Front Page

The Liberty Research Group

Parallelization Project

ASAP: Automatic Speculative Acyclic Parallelization for Clusters [abstract] (PDF)
Hanjun Kim
Ph.D. Thesis, Department of Computer Science, Princeton University, September 2013.

While clusters of commodity servers and switches are the most popular form of large-scale parallel computers, many programs are not easily parallelized for clusters due to high inter-node communication cost and lack of globally shared memory. Speculative Decoupled Software Pipelining (Spec-DSWP) is a promising automatic parallelization technique for clusters that speculatively partitions a loop into multiple threads that communicate in a pipelined manner. Speculation can complement conservative static analysis, making automatic parallelization more robust and applicable. Pipelining allows Spec-DSWP to speculate only rarely occurring dependences while respecting the other dependences through communication among threads. Acyclic communication patterns in pipelining make the parallelized programs tolerant of high communication latency of clusters. However, since Spec-DSWP partitions a loop iteration (a transaction) into multiple sub-transactions across multiple threads according to the pipeline stages, a special runtime system is required that supports multi-threaded transactions (MTXs).
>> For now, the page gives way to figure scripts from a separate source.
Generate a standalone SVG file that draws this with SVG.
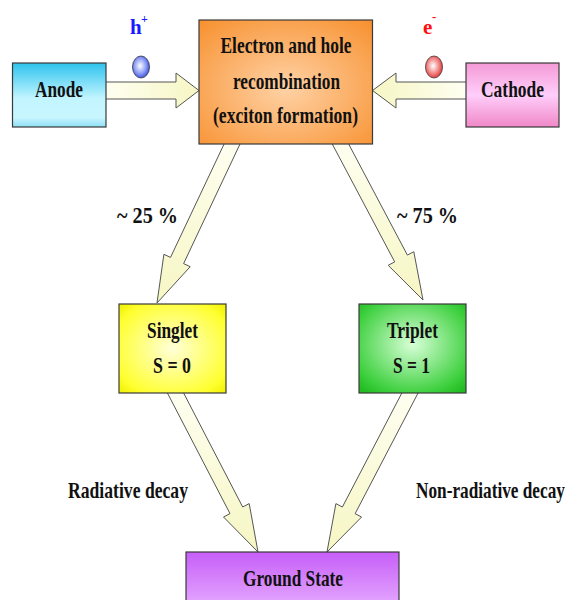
<svg xmlns="http://www.w3.org/2000/svg" width="571" height="600" viewBox="0 0 571 600">
<defs>
<linearGradient id="gAnode" x1="0" y1="0" x2="0" y2="1">
<stop offset="0" stop-color="#2ec3ee"/><stop offset="0.55" stop-color="#c2f5ff"/><stop offset="0.85" stop-color="#c8f6ff"/><stop offset="1" stop-color="#8edff4"/>
</linearGradient>
<linearGradient id="gCath" x1="0" y1="0" x2="0" y2="1">
<stop offset="0" stop-color="#f49ad6"/><stop offset="0.5" stop-color="#ffcefa"/><stop offset="1" stop-color="#f088c8"/>
</linearGradient>
<radialGradient id="gOrange" cx="0.5" cy="0.55" r="0.75">
<stop offset="0" stop-color="#ffd2a6"/><stop offset="1" stop-color="#f78f2c"/>
</radialGradient>
<radialGradient id="gYellow" cx="0.5" cy="0.5" r="0.7">
<stop offset="0" stop-color="#ffffd8"/><stop offset="0.8" stop-color="#ffff30"/><stop offset="1" stop-color="#f0f000"/>
</radialGradient>
<radialGradient id="gGreen" cx="0.5" cy="0.45" r="0.7">
<stop offset="0" stop-color="#d8ffd8"/><stop offset="0.8" stop-color="#3ed03e"/><stop offset="1" stop-color="#22bb22"/>
</radialGradient>
<linearGradient id="gPurple" x1="0" y1="0" x2="0" y2="1">
<stop offset="0" stop-color="#c65ef8"/><stop offset="1" stop-color="#e8b0ff"/>
</linearGradient>
<linearGradient id="aR" x1="0" y1="0" x2="1" y2="0">
<stop offset="0" stop-color="#fffff4"/><stop offset="1" stop-color="#f6f6c4"/>
</linearGradient>
<linearGradient id="aL" x1="1" y1="0" x2="0" y2="0">
<stop offset="0" stop-color="#fffff4"/><stop offset="1" stop-color="#f6f6c4"/>
</linearGradient>
<linearGradient id="aD" x1="0" y1="0" x2="0" y2="1">
<stop offset="0" stop-color="#fffff4"/><stop offset="1" stop-color="#f6f6c4"/>
</linearGradient>
<radialGradient id="gBlue" cx="0.45" cy="0.45" r="0.6">
<stop offset="0" stop-color="#ffffff"/><stop offset="0.6" stop-color="#8898f4"/><stop offset="1" stop-color="#3048d8"/>
</radialGradient>
<radialGradient id="gRed" cx="0.45" cy="0.45" r="0.6">
<stop offset="0" stop-color="#ffffff"/><stop offset="0.6" stop-color="#f08080"/><stop offset="1" stop-color="#d83030"/>
</radialGradient>
</defs>
<style>
.box{stroke:#3a3a3a;stroke-width:1.2}
.arrow{stroke:#555;stroke-width:1}
text{font-family:"Liberation Serif","Times New Roman",serif;font-weight:bold;fill:#111;font-size:23px}
.c{text-anchor:middle}
</style>
<rect width="571" height="600" fill="#fff"/>
<g id="connectors">
<polygon class="arrow" fill="url(#aR)" points="100,82 176,82 176,73 199,90.5 176,108 176,99 100,99"/>
<polygon class="arrow" fill="url(#aL)" points="470,82 396,82 396,73 372.5,90.5 396,108 396,99 470,99"/>
<polygon class="arrow" fill="url(#aD)" points="229.8,131.9 170.5,257.4 163.9,254.3 157,303 190.2,266.7 183.6,263.6 242.8,138.1"/>
<polygon class="arrow" fill="url(#aD)" points="342.2,131.8 329.4,138.6 394.7,261.9 388.2,265.3 423,300 413.8,251.7 407.4,255.1"/>
<polygon class="arrow" fill="url(#aD)" points="177.3,380.8 164.5,387.4 230,513.6 223.5,517 258,552 249.2,503.6 242.7,507"/>
<polygon class="arrow" fill="url(#aD)" points="408.2,380.8 421,387.4 355.1,513.7 361.6,517 327,552 335.9,503.6 342.4,507"/>
</g>
<g id="hole">
<text x="130" y="34" style="fill:#1a1aff;font-size:21px">h</text>
<text x="141" y="23" style="fill:#1a1aff;font-size:12px">+</text>
<ellipse cx="141" cy="67" rx="8.5" ry="11" fill="url(#gBlue)" stroke="#334" stroke-width="0.8"/>
</g>
<g id="electron">
<text x="423" y="34" style="fill:#ff1010;font-size:21px">e</text>
<text x="432" y="21" style="fill:#ff1010;font-size:13px">-</text>
<ellipse cx="434" cy="67" rx="8.5" ry="11" fill="url(#gRed)" stroke="#433" stroke-width="0.8"/>
</g>
<g id="anode">
<rect class="box" x="12.5" y="63" width="93.5" height="64" fill="url(#gAnode)"/>
<text class="c" x="59" y="97" textLength="48" lengthAdjust="spacingAndGlyphs">Anode</text>
</g>
<g id="recombination">
<rect class="box" x="199" y="20" width="173.5" height="124" fill="url(#gOrange)"/>
<text class="c" x="286" y="53" textLength="131" lengthAdjust="spacingAndGlyphs">Electron and hole</text>
<text class="c" x="286.5" y="89" textLength="107" lengthAdjust="spacingAndGlyphs">recombination</text>
<text class="c" x="285.5" y="123" textLength="145" lengthAdjust="spacingAndGlyphs">(exciton formation)</text>
</g>
<g id="cathode">
<rect class="box" x="466" y="63" width="93" height="64" fill="url(#gCath)"/>
<text class="c" x="512.5" y="97" textLength="63" lengthAdjust="spacingAndGlyphs">Cathode</text>
</g>
<g id="labels">
<text x="117" y="223" textLength="61" lengthAdjust="spacingAndGlyphs" style="font-size:24px">~ 25 %</text>
<text x="397" y="223" textLength="61" lengthAdjust="spacingAndGlyphs" style="font-size:24px">~ 75 %</text>
<text x="68" y="498" textLength="120" lengthAdjust="spacingAndGlyphs">Radiative decay</text>
<text transform="translate(416,498) scale(0.75,1)" x="0" y="0">Non-radiative decay</text>
</g>
<g id="singlet">
<rect class="box" x="119" y="304" width="107" height="89" fill="url(#gYellow)"/>
<text class="c" x="172.5" y="338" textLength="51" lengthAdjust="spacingAndGlyphs">Singlet</text>
<text class="c" x="172" y="373" textLength="38" lengthAdjust="spacingAndGlyphs">S = 0</text>
</g>
<g id="triplet">
<rect class="box" x="359" y="304" width="107" height="89" fill="url(#gGreen)"/>
<text class="c" x="412.5" y="338" textLength="51" lengthAdjust="spacingAndGlyphs">Triplet</text>
<text class="c" x="411.5" y="373" textLength="37" lengthAdjust="spacingAndGlyphs">S = 1</text>
</g>
<g id="ground">
<rect class="box" x="186" y="552" width="213" height="60" fill="url(#gPurple)"/>
<text class="c" x="293" y="586" textLength="100" lengthAdjust="spacingAndGlyphs">Ground State</text>
</g>
</svg>
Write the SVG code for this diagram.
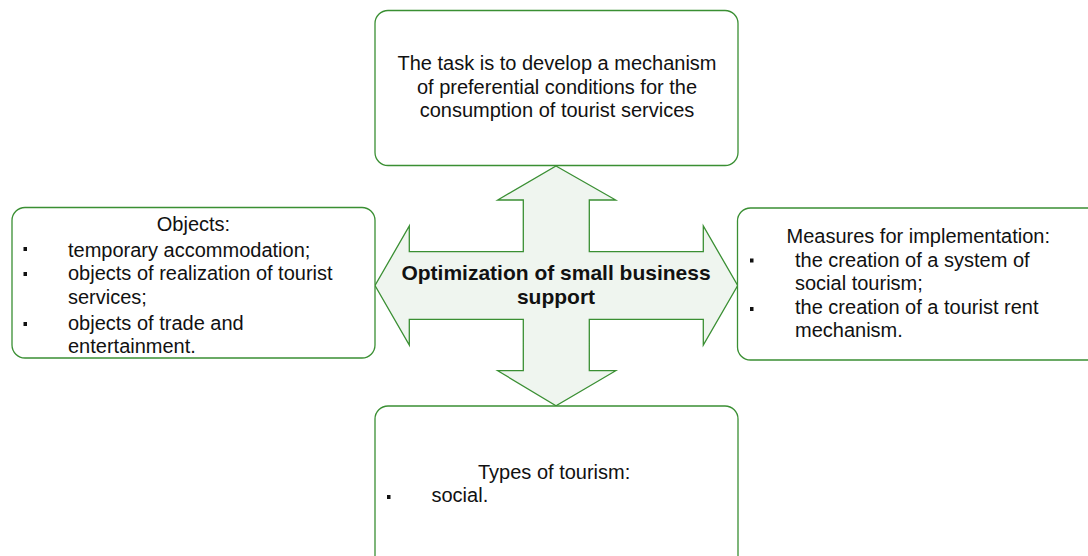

This dissertation proposes the Automatic Speculative Acyclic Parallelization (ASAP) system that enables Spec-DSWP for clusters without any hardware modification. The ASAP system supports various speculation techniques that require different validation and communication costs, and automatically parallelizes sequential loops using the Spec-DSWP transformation with the optimal application of the speculation techniques. The ASAP system efficiently supports MTXs to correctly execute the speculatively transformed programs on clusters. With synergistic combination of speculation, acyclic communication, and runtime system support, this approach achieves or demonstrates a path to achieve scalable performance speedup up to 109x for a wide range of applications on clusters without any hardware modification.